Pour cela, on plante deux pieux à 10 mètres l’un de l’autre, dont les sommets sont à l’horizontale et on les aligne avec un pieu à cent mètres environ, tenu par un assistant. Ceci permet de passer à un total d’une cinquantaine de pieux (deux tous les 100 mètres environ).

Visée pour maintenir l’horizontale. Les pieux A et B sont alignés grâce à un niveau à eau. Si l’erreur entre les deux est limitée à 2 millimètres, celle entre A et C sera limitée à 2 centimètres. La capacité de l’œil humain rend insensible l’erreur due à l’acuité visuelle.

L’œil humain a une capacité de résolution de 0,5 minute environ (1 / 120 degré). Avec un viseur, sur cent mètres, nous pouvons espérer une incertitude inférieure à 2 centimètres. Sur une distance de 2 200 mètres, cela donne une incertitude totale de 44 centimètres, ce qui est compatible avec l’erreur effective de 60 centimètres.

La direction de la sortie

La deuxième extrémité trouvée, comment déterminer la direction dans laquelle le tunnel doit être percé ? Une idée simple tient à la topographie du terrain. Il s’en faut de peu que l’on ne puisse voir les deux extrémités du tunnel du haut de l’Acropole. Dans ce cas, il aurait suffi d’y disposer trois pieux alignés et, par approximations successives de les aligner à des pieux plantés aux extrémités du tunnel à construire. L’opération est semblable à la précédente, sans mise à niveau.

Si le sommet S est visible des extrémités A et B, il suffit d’aligner cinq pieux, trois en S, un en A et un en B pour déterminer la direction AB. Cette opération peut être faite par essais successifs.

En fait, la topographie du terrain ne permet pas cette solution. On peut malgré tout l’appliquer, soit en surélevant le sommet au moyen d’une tour de dix mètres environ, soit en plantant des pieux intermédiaires. Une station supplémentaire, éventuellement légèrement surélevée, suffit pour réaliser un alignement visible de proche en proche.

En disposant des relais (comme I) entre les extrémités A et B et le sommet, il est possible de réaliser un alignement de pieux entre A et B. On vérifie cet alignement comme précédemment, de proche en proche.

Ceci fait, les deux pieux à chaque extrémité donnent la direction à suivre. Il est facile de la conserver ensuite. Cependant, pour être sûr de se rencontrer, le mieux est d’obliquer légèrement un peu avant le milieu des travaux car, dans un plan, deux droites non parallèles se rencontrent toujours.

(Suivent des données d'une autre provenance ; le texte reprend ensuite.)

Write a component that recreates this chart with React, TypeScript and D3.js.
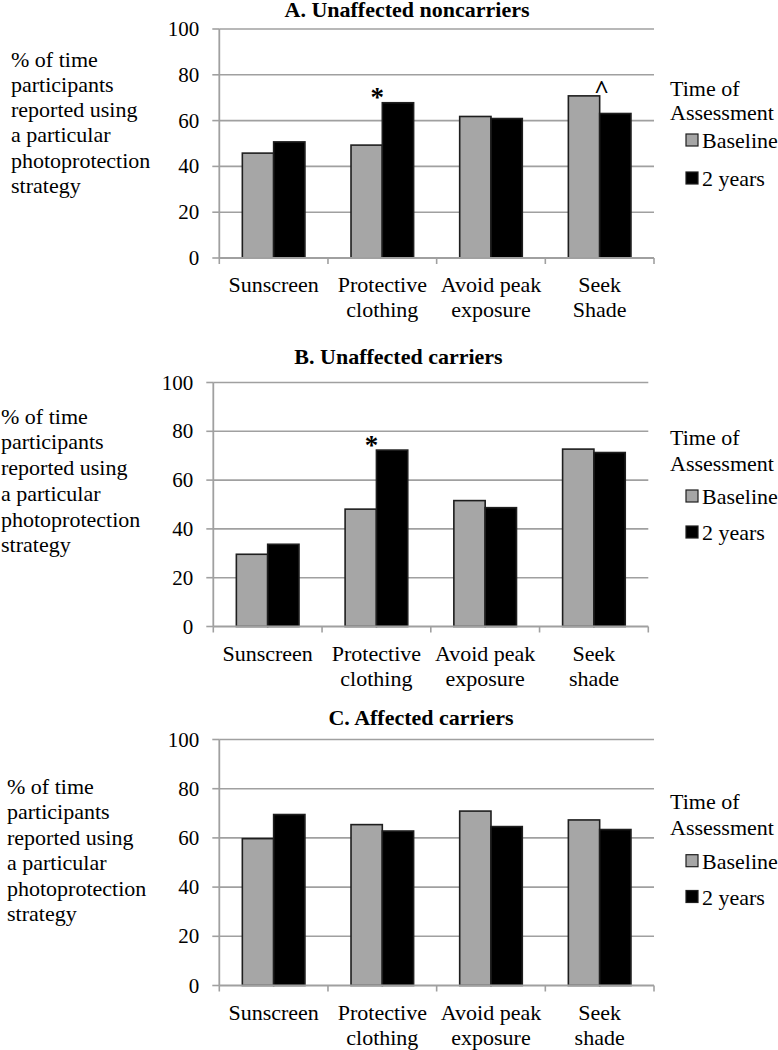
import React from "react";
import * as d3 from "d3";

// ---------- data ----------
const categoryLabelsA: string[][] = [["Sunscreen"], ["Protective", "clothing"], ["Avoid peak", "exposure"], ["Seek", "Shade"]];
const categoryLabelsBC: string[][] = [["Sunscreen"], ["Protective", "clothing"], ["Avoid peak", "exposure"], ["Seek", "shade"]];
const categories = ["Sunscreen", "Protective clothing", "Avoid peak exposure", "Seek shade"];
const seriesNames = ["Baseline", "2 years"];

const baselineA = [45.8, 49.3, 61.8, 70.8];
const twoYearsA = [50.7, 67.8, 60.9, 63.1];
const baselineB = [29.6, 48.1, 51.6, 72.7];
const twoYearsB = [33.7, 72.3, 48.7, 71.3];
const baselineC = [59.7, 65.4, 70.9, 67.3];
const twoYearsC = [69.5, 62.8, 64.6, 63.4];

const yTicks = [0, 20, 40, 60, 80, 100];
const yTitleLines = ["% of time", "participants", "reported using", "a particular", "photoprotection", "strategy"];
const legendTitleLines = ["Time of", "Assessment"];

const titles = ["A. Unaffected noncarriers", "B. Unaffected carriers", "C. Affected carriers"];
// significance markers: category index + symbol
const markersA = [{ cat: 1, sym: "*" }, { cat: 3, sym: "^" }];
const markersB = [{ cat: 1, sym: "*" }];
const markersC: { cat: number; sym: string }[] = [];

// ---------- layout ----------
const panels = [
  {
    title: titles[0], titleX: 407, titleY: 17,
    x0: 219.3, x1: 654, yTop: 29, y0: 258,
    labels: categoryLabelsA, base: baselineA, two: twoYearsA, markers: markersA,
    yTitleX: 11, yTitleY: 66.5, yTitleStep: 25.3,
    legendY: [96, 120, 148, 186],
  },
  {
    title: titles[1], titleX: 398.5, titleY: 364,
    x0: 213.3, x1: 648.3, yTop: 382.5, y0: 626.5,
    labels: categoryLabelsBC, base: baselineB, two: twoYearsB, markers: markersB,
    yTitleX: 1, yTitleY: 423.7, yTitleStep: 25.7,
    legendY: [445, 471, 504, 540],
  },
  {
    title: titles[2], titleX: 421, titleY: 725,
    x0: 219.3, x1: 654, yTop: 739.5, y0: 985.5,
    labels: categoryLabelsBC, base: baselineC, two: twoYearsC, markers: markersC,
    yTitleX: 7, yTitleY: 793.7, yTitleStep: 25.5,
    legendY: [808.7, 835, 868.7, 904.5],
  },
];

const FONT = "Liberation Serif";
const GRID = "#a0a0a0";
const GRAY = "#a6a6a6";
const OUTLINE = "#1e1e1e";

function Panel({ p }: { p: (typeof panels)[number] }) {
  const x = d3.scaleBand<string>().domain(categories).range([p.x0, p.x1]).paddingInner(0).paddingOuter(0);
  const xs = d3.scaleBand<string>().domain(seriesNames).range([0, x.bandwidth()]).paddingInner(0).paddingOuter(0.736);
  const y = d3.scaleLinear().domain([0, 100]).range([p.y0, p.yTop]);
  const boundaries = d3.range(categories.length + 1).map((i) => p.x0 + i * x.step());
  const seriesVals = [p.base, p.two];

  return (
    <g fontFamily={FONT}>
      <text x={p.titleX} y={p.titleY} textAnchor="middle" fontFamily={FONT} fontWeight="bold" fontSize={22}>
        {p.title}
      </text>
      {/* gridlines */}
      {yTicks.filter((t) => t > 0).map((t) => (
        <line key={"g" + t} x1={p.x0} x2={p.x1} y1={y(t)} y2={y(t)} stroke={GRID} strokeWidth={1.6} />
      ))}
      {/* y axis */}
      <line x1={p.x0} x2={p.x0} y1={y(100)} y2={y(0)} stroke={GRID} strokeWidth={1.8} />
      {yTicks.map((t) => (
        <g key={"t" + t}>
          <line x1={p.x0 - 7} x2={p.x0} y1={y(t)} y2={y(t)} stroke={GRID} strokeWidth={1.6} />
          <text x={p.x0 - 20} y={y(t) + 7} textAnchor="end" fontFamily={FONT} fontSize={21}>
            {t}
          </text>
        </g>
      ))}
      {/* bars */}
      {categories.map((c, ci) =>
        seriesNames.map((s, si) => {
          const v = seriesVals[si][ci];
          const bx = (x(c) ?? 0) + (xs(s) ?? 0);
          return (
            <rect
              key={c + s}
              x={bx}
              y={y(v)}
              width={xs.bandwidth()}
              height={y(0) - y(v)}
              fill={si === 0 ? GRAY : "#000"}
              stroke={OUTLINE}
              strokeWidth={1.6}
            />
          );
        })
      )}
      {/* x axis */}
      <line x1={p.x0} x2={p.x1} y1={y(0)} y2={y(0)} stroke={GRID} strokeWidth={1.8} />
      {boundaries.map((bx, i) => (
        <line key={"xt" + i} x1={bx} x2={bx} y1={y(0)} y2={y(0) + 6} stroke={GRID} strokeWidth={1.6} />
      ))}
      {categories.map((c, ci) =>
        p.labels[ci].map((ln, li) => (
          <text
            key={c + li}
            x={(x(c) ?? 0) + x.bandwidth() / 2}
            y={y(0) + 34 + li * 25}
            textAnchor="middle"
            fontFamily={FONT}
            fontSize={22}
          >
            {ln}
          </text>
        ))
      )}
      {/* significance markers */}
      {p.markers.map((m, i) => {
        const c = categories[m.cat];
        const cx = (x(c) ?? 0) + x.bandwidth() / 2;
        const top = y(Math.max(p.base[m.cat], p.two[m.cat]));
        return m.sym === "*" ? (
          <text key={"m" + i} x={cx - 5} y={top + 3.5} textAnchor="middle" fontFamily={FONT} fontWeight="bold" fontSize={27}>
            *
          </text>
        ) : (
          <text key={"m" + i} x={cx + 2} y={top + 2.5} textAnchor="middle" fontFamily={FONT} fontWeight="bold" fontSize={26}>
            ^
          </text>
        );
      })}
      {/* y title */}
      {yTitleLines.map((ln, i) => (
        <text key={"yt" + i} x={p.yTitleX} y={p.yTitleY + i * p.yTitleStep} fontFamily={FONT} fontSize={22}>
          {ln}
        </text>
      ))}
      {/* legend */}
      {legendTitleLines.map((ln, i) => (
        <text key={"lt" + i} x={670} y={p.legendY[i]} fontFamily={FONT} fontSize={22}>
          {ln}
        </text>
      ))}
      {seriesNames.map((s, si) => (
        <g key={"lg" + s}>
          <rect
            x={686}
            y={p.legendY[2 + si] - 14}
            width={12}
            height={12}
            fill={si === 0 ? GRAY : "#000"}
            stroke={OUTLINE}
            strokeWidth={1.2}
          />
          <text x={702} y={p.legendY[2 + si]} fontFamily={FONT} fontSize={22}>
            {s}
          </text>
        </g>
      ))}
    </g>
  );
}

export default function App() {
  return (
    <svg
      width={778}
      height={1050}
      style={{ position: "absolute", left: 0, top: 0, background: "#fff" }}
      xmlns="http://www.w3.org/2000/svg"
    >
      <rect x={0} y={0} width={778} height={1050} fill="#fff" />
      {panels.map((p, i) => (
        <Panel key={i} p={p} />
      ))}
    </svg>
  );
}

L’une des branches du tunnel effectivement construit par Eupalinos présente des portions en zigzag montrant qu’il n’était pas certain de ses mesures et voulait éviter de manquer le deuxième tronçon qui, lui, reste rectiligne.

Le problème de la longueur du tunnel est accessoire. Même s’il est utile de la connaître pour savoir quand obliquer pour être sûr de la rencontre, il suffit d’en avoir une approximation grossière. Une fois le tunnel construit, on peut la calculer de façon plus précise et en déduire la pente à donner au canal. Finalement, sa profondeur varie de 3 à 9 mètres pour assurer un flux constant.